A December poll by the Palestinian Center for Policy and Survey Research showed that Hamas has overtaken Fatah as the most popular political grouping in the Gaza Strip. The poll, with a sampling error of 3 percent, gave Hamas 26 percent of popular support compared to 24 percent for Fatah. The largest group was unaffiliated at 33 percent. In the center's last poll before the intifada, in July 2000, Fatah tallied 42 percent and Hamas 11 percent.
At Gaza's Islamic University, Sharif Abu Shamalla's mood is buoyant as he holds court in his cramped office. A student councilor for Hamas's Islamic Bloc group, which controls the council, he is surrounded by the symbols of Hamas power: a portrait of the movement's spiritual leader, a map of historic Palestine, and a screensaver of Mahmoud Issa, a Hamas fighter assassinated by Israel last year.

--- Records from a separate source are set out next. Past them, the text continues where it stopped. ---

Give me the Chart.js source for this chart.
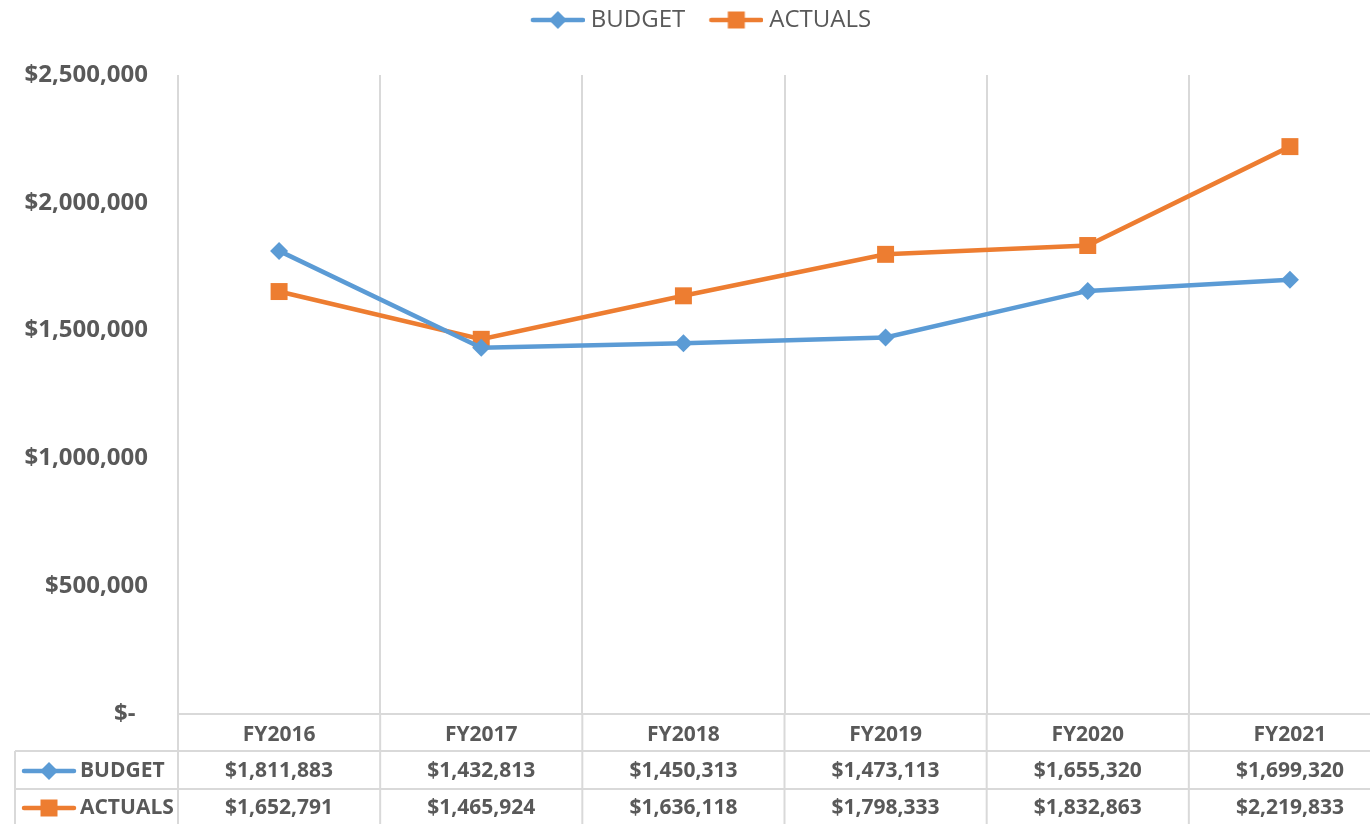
<!DOCTYPE html>
<html>
<head>
<meta charset="utf-8">
<script src="https://cdn.jsdelivr.net/npm/chart.js@4"></script>
<style>
  html, body { margin: 0; padding: 0; background: #fff; overflow: hidden; }
  #wrap { position: relative; width: 1403px; height: 824px; }
</style>
</head>
<body>
<div id="wrap"><canvas id="c" width="1403" height="824"></canvas></div>
<script>
const categories = ['FY2016', 'FY2017', 'FY2018', 'FY2019', 'FY2020', 'FY2021'];
const budget = [1811883, 1432813, 1450313, 1473113, 1655320, 1699320];
const actuals = [1652791, 1465924, 1636118, 1798333, 1832863, 2219833];
const seriesNames = ['BUDGET', 'ACTUALS'];

const BLUE = '#5B9BD5', ORANGE = '#ED7D31', TEXT = '#595959', GRID = '#d9d9d9';
const FONT = "'Open Sans', sans-serif";
const LEGEND_TOP = -14, PLOT_TOP = 75;

function money(v) {
  return v === 0 ? '$-  ' : '$' + Math.round(v).toLocaleString('en-US');
}

function drawSymbol(ctx, cx, cy, color, style) {
  ctx.save();
  ctx.strokeStyle = color; ctx.fillStyle = color; ctx.lineWidth = 4.5; ctx.lineCap = 'round';
  ctx.beginPath(); ctx.moveTo(cx - 25, cy); ctx.lineTo(cx + 25, cy); ctx.stroke();
  ctx.beginPath();
  if (style === 'diamond') {
    const r = 9;
    ctx.moveTo(cx - r, cy); ctx.lineTo(cx, cy - r); ctx.lineTo(cx + r, cy); ctx.lineTo(cx, cy + r);
  } else {
    const s = 8.5;
    ctx.rect(cx - s, cy - s, 2 * s, 2 * s);
  }
  ctx.closePath(); ctx.fill();
  ctx.restore();
}

function symbolCanvas(color, style) {
  const cv = document.createElement('canvas');
  cv.width = 62; cv.height = 22;
  drawSymbol(cv.getContext('2d'), 35, 11, color, style);
  return cv;
}
const symBudget = symbolCanvas(BLUE, 'diamond');
const symActuals = symbolCanvas(ORANGE, 'square');

// make the legend box fill the space above the plot area
const legendHeightPlugin = {
  id: 'legendHeight',
  beforeUpdate(chart) {
    const lg = chart.legend;
    if (lg && !lg._patched) {
      const orig = lg.fit;
      lg.fit = function () { orig.call(this); this.height = PLOT_TOP - LEGEND_TOP; };
      lg._patched = true;
    }
  }
};

const tablePlugin = {
  id: 'dataTable',
  afterDraw(chart) {
    const { ctx, chartArea } = chart;
    const x = chart.scales.x;
    const top = chartArea.bottom;
    const r1 = top + 37, r2 = top + 75, bottom = chart.height + 2;
    const colW = (chartArea.right - chartArea.left) / categories.length;
    ctx.save();
    ctx.strokeStyle = GRID; ctx.lineWidth = 2;
    const line = (x1, y1, x2, y2) => { ctx.beginPath(); ctx.moveTo(x1, y1); ctx.lineTo(x2, y2); ctx.stroke(); };
    line(15, r1, chartArea.right, r1);
    line(15, r2, chartArea.right, r2);
    line(15, r1, 15, bottom);
    for (let i = 0; i <= categories.length; i++) {
      const bx = chartArea.left + i * colW;
      line(bx, top, bx, bottom);
    }
    ctx.fillStyle = TEXT;
    ctx.font = "bold 21px " + FONT;
    ctx.textBaseline = 'middle';
    const rows = [
      { name: seriesNames[0], data: budget, sym: [BLUE, 'diamond'], y: r1 + 20 },
      { name: seriesNames[1], data: actuals, sym: [ORANGE, 'square'], y: r2 + 19 }
    ];
    rows.forEach(r => {
      drawSymbol(ctx, 49, r.y, r.sym[0], r.sym[1]);
      ctx.textAlign = 'left';
      ctx.fillStyle = TEXT;
      ctx.fillText(r.name, 80, r.y);
      ctx.textAlign = 'center';
      r.data.forEach((v, i) => ctx.fillText(money(v), x.getPixelForValue(i), r.y));
    });
    ctx.restore();
  }
};

new Chart(document.getElementById('c'), {
  type: 'line',
  data: {
    labels: categories,
    datasets: [
      {
        label: seriesNames[0], data: budget,
        borderColor: BLUE, backgroundColor: BLUE, borderWidth: 4.5,
        pointStyle: 'rectRot', pointRadius: 9, pointHoverRadius: 9, pointBorderWidth: 0,
        tension: 0
      },
      {
        label: seriesNames[1], data: actuals,
        borderColor: ORANGE, backgroundColor: ORANGE, borderWidth: 4.5,
        pointStyle: 'rect', pointRadius: 12, pointHoverRadius: 12, pointBorderWidth: 0,
        tension: 0
      }
    ]
  },
  options: {
    responsive: false,
    animation: false,
    layout: { padding: { top: LEGEND_TOP, right: 3, bottom: 0, left: 0 } },
    plugins: {
      tooltip: { enabled: false },
      legend: {
        position: 'top',
        labels: {
          usePointStyle: true,
          pointStyleWidth: 50,
          padding: 22,
          color: TEXT,
          font: { family: FONT, size: 24 },
          generateLabels(chart) {
            return chart.data.datasets.map((ds, i) => ({
              text: ds.label, pointStyle: i === 0 ? symBudget : symActuals,
              fillStyle: ds.borderColor, strokeStyle: ds.borderColor, lineWidth: 0,
              fontColor: TEXT, datasetIndex: i, hidden: false
            }));
          }
        }
      }
    },
    scales: {
      x: {
        offset: true,
        grid: { offset: true, color: GRID, lineWidth: 2, drawTicks: false },
        border: { display: true, color: GRID, width: 2 },
        ticks: { color: TEXT, font: { family: FONT, size: 21, weight: 'bold' }, padding: 8 },
        afterFit(scale) { scale.height = 110; }
      },
      y: {
        min: 0, max: 2500000,
        grid: { display: false, drawTicks: false },
        border: { display: false },
        ticks: {
          stepSize: 500000, color: TEXT, padding: 30,
          font: { family: FONT, size: 24, weight: 'bold' },
          callback: v => money(v)
        },
        afterFit(scale) { scale.width = 178; }
      }
    }
  },
  plugins: [legendHeightPlugin, tablePlugin]
});
</script>
</body>
</html>
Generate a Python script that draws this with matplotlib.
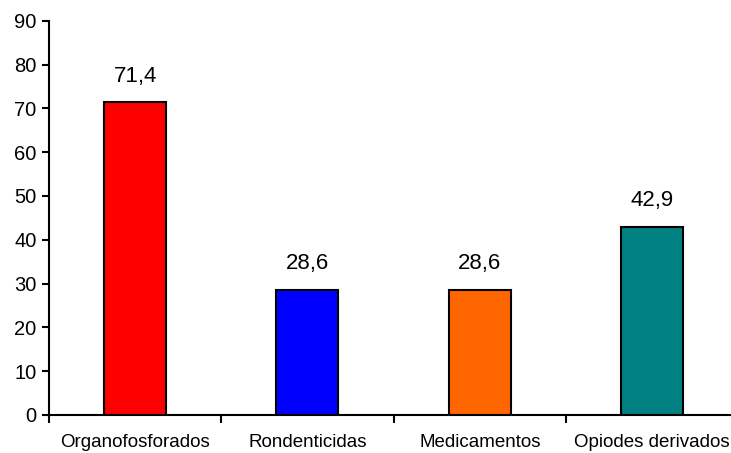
import matplotlib.pyplot as plt
import matplotlib

matplotlib.rcParams['font.family'] = ['Liberation Sans', 'DejaVu Sans']

categorias = ['Organofosforados', 'Rondenticidas', 'Medicamentos', 'Opiodes derivados']
valores = [71.4, 28.6, 28.6, 42.9]
cores = ['#FF0000', '#0000FF', '#FF6600', '#008080']

fig = plt.figure(figsize=(7.31, 4.53), dpi=100)
ax = fig.add_axes([0.067, 0.084, 0.943, 0.870])

x = range(len(categorias))
ax.bar(x, valores, width=0.36, color=cores, edgecolor='black', linewidth=1.5)

# rótulos com vírgula decimal
for i, v in zip(x, valores):
    ax.text(i, v + 3.6, f'{v:.1f}'.replace('.', ','), ha='center', va='bottom', fontsize=16)

ax.set_xlim(-0.5, len(categorias) - 0.5)
ax.set_ylim(0, 90)
ax.set_yticks(range(0, 91, 10))
ax.tick_params(axis='y', labelsize=14.5, length=5, width=1.5, direction='out', pad=4)

# ticks do eixo x nas divisões entre categorias
ax.set_xticks([i - 0.5 for i in x])
ax.set_xticklabels([])
ax.set_xticks(list(x), minor=True)
ax.set_xticklabels(categorias, minor=True, fontsize=13.5)
ax.tick_params(axis='x', which='major', length=6, width=1.5, direction='out')
ax.tick_params(axis='x', which='minor', length=0, pad=14)

for lado in ['top', 'right']:
    ax.spines[lado].set_visible(False)
for lado in ['left', 'bottom']:
    ax.spines[lado].set_linewidth(1.5)

fig.savefig('out.png', dpi=100)
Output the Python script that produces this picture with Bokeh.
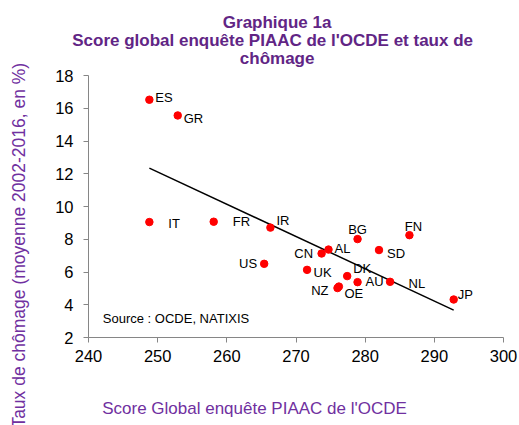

Most of the 130 students from the university who have died during the last three years of fighting have been from Hamas, Mr. Abu Shamalla says. But he insists the movement is advancing not only because it is at the forefront of "armed resistance" - for Hamas, the killing of Israeli soldiers and civilians alike - but also because it strives to serve the public's daily needs.
"Palestinians know how to distinguish between the stout and the scrawny," he says in a thinly veiled jibe at Fatah. "When we solve people's problems, it reflects positively on the movement." At the university, Hamas provides aid to needy students, offers emergency housing for students stranded in Gaza City by army road closures, and even subsidizes rents.
Across town, at the Palestinian Engineers Association, where Hamas swept all nine Gaza seats in December, ousting Fatah, a picture of Arafat overlooks the desk of executive member Mohammed Awad. It belies the reality that a microrevolution has taken place.
Asked to explain the Hamas victory, Mr. Awad says: "The engineers think this change will help them solve their problems." The PA has been unable to deliver jobs since the start of the intifada, he noted. An engineer who says she is politically unaffiliated, but has voted Hamas, indicated that another factor was charismatic Hamas lecturers at the Islamic University's engineering college. "They affect you with their opinions and thoughts. They have a way of talking that makes you believe in them. Their candidates said, 'Help us to win in this life and the other life. We will do what is best for Islam.' "
A leading Israeli analyst, Avraham Sela, says that the Israeli withdrawal from Gaza, if implemented, will give Hamas a chance to convert its popularity into power. Traditionally, he notes, Hamas refrained from seeking public office on the grounds that the authority was a creation of the Oslo self-rule accords, which it rejected as a sellout. But now, with Israel speaking of unilateral withdrawal, taking offices would not negate the Hamas ideology, he says.
"All the options are open, but the most likely one is that Hamas will try to come to an agreement with Fatah over power sharing," says Mr. Sela, of the Hebrew University. "The Israeli withdrawal will be a golden opportunity for Hamas to fully participate in the process of decision making."
But Mr. Ghazali believes the only cooperation will be in attacking remaining Israeli targets, not in sharing power. "Hamas will refuse to work under [Arafat's] wing," he says. "But Hamas could work with the young guard in Fatah that is angry at the organization for not getting its share of power."
Mohammed Dahalan, the Fatah former interior minister, who still commands thousands of security forces in the Strip, signaled last week in the Al Ayyam newspaper that as far as he is concerned, Fatah will call the shots after Israel's withdrawal. "We have to view Hamas as a partner in the political future but to achieve that, Hamas must also know that the Authority has the right to take the decisions. Unfortunately, the Authority has lost some of its standing and Hamas is exploiting this and trying to impose an alternative authority."
Mashaal, the Hamas strategist, denies this. Hamas's focus, he insists, is on liberating land, not on the details of a future state. "Hamas poses a danger to the Zionist occupation only," he says.